SAWT BEIRUT INTERNATIONAL

| 29 March 2024, Friday |

UK: Covid-19 deaths lowers pension burdens by $2.09 billion

Deaths caused by Covid-19 will lower Britain’s pension burden by $2.09 billion, according to the Office for Budget Responsibility.

But private pension providers and insurers were affected by the higher mortality rate.

The Treasury’s pensioner spending will fall by $830 million in 2020/21 and $1.2 billion in 2021/22, because the 144,000 deaths linked to Covid-19 since the start of the crisis were mainly comprised of people aged over 65.

Private pension providers may also see their burden fall, say analysts, while retirees buying annuities to fund their retirement may receive better terms going forward, and the government will receive a boost from a rise in inheritance tax receipts.

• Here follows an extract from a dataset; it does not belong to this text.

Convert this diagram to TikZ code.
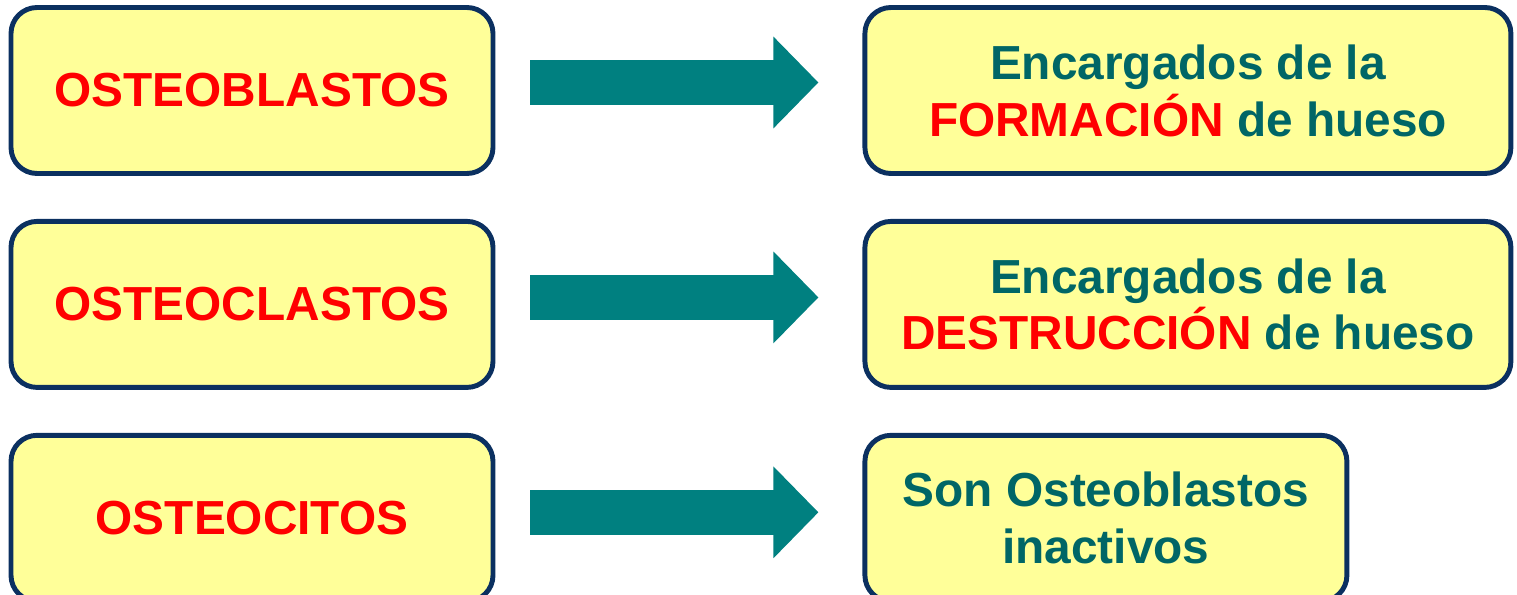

“The state pension of $185 per week adds up to just shy of $9,600 a year and sadly if people have died sooner than expected then that’s $9,600 per year for each person that isn’t being paid out by the government,” Raj Mody, global head of retirement and pensions consultancy at professional services firm PwC, told The National.

“But [that extra revenue] will be dwarfed by the broader economic support the government has had to deploy. There is a financial impact [from Covid deaths] but this will not directly affect policy decisions in any material way; it’s just one of those consequences [of the crisis]. If you compare it to the significant economic dent and the loss of tax revenue from the lower economic activity because businesses are locked down, it’s almost lost.”

The pandemic has cost the British economy $560 billion, including the extra $90 billion of support measures pumped in by UK finance Minister Rishi Sunak in his latest budget statement on Wednesday. This will help to prop up jobs and businesses as the country begins the slow process of easing itself out of tightened restrictions, thanks to a fall in the number of cases.

Sadly, the number of excess pensioner deaths for the 2020-21 fiscal year will hit 100,000, according to the OBR’s Economic and Fiscal Outlook report, an upward revision to its November forecast of 90,000 following the sharp increase in virus-related deaths over the past couple of months.

Matthew Edwards, a longevity expert at the Institute and Faculty of Actuaries, said Britain’s mortality rate for 2020 was 12 percent higher than the previous year, with around 73,000 excess deaths.

“We saw the same thing back in the 1920s, at the time of the depression, so it’s almost a one in a century sort of fluctuation,” Edwards told The National.

There have been about 37,000 more deaths than would be expected so far this year, said Edwards, with more Covid-19 deaths to come.

“So, in a very approximate ‘round number’, we might expect the increase of 12 percent in 2020 to be replaced by an increase of 5 per cent this year.”

As well as a reduction in pension payments for the state, private sector pension providers may also have fewer pay-outs to make because of the rise in deaths.

Mody said people on final salary pension schemes tend to live longer because they are healthier and live in more affluent environments, therefore they will be less affected by Covid mortality.

“You have to be a bit reserved about how much of this effect actually hits private sector final salary schemes,” he said.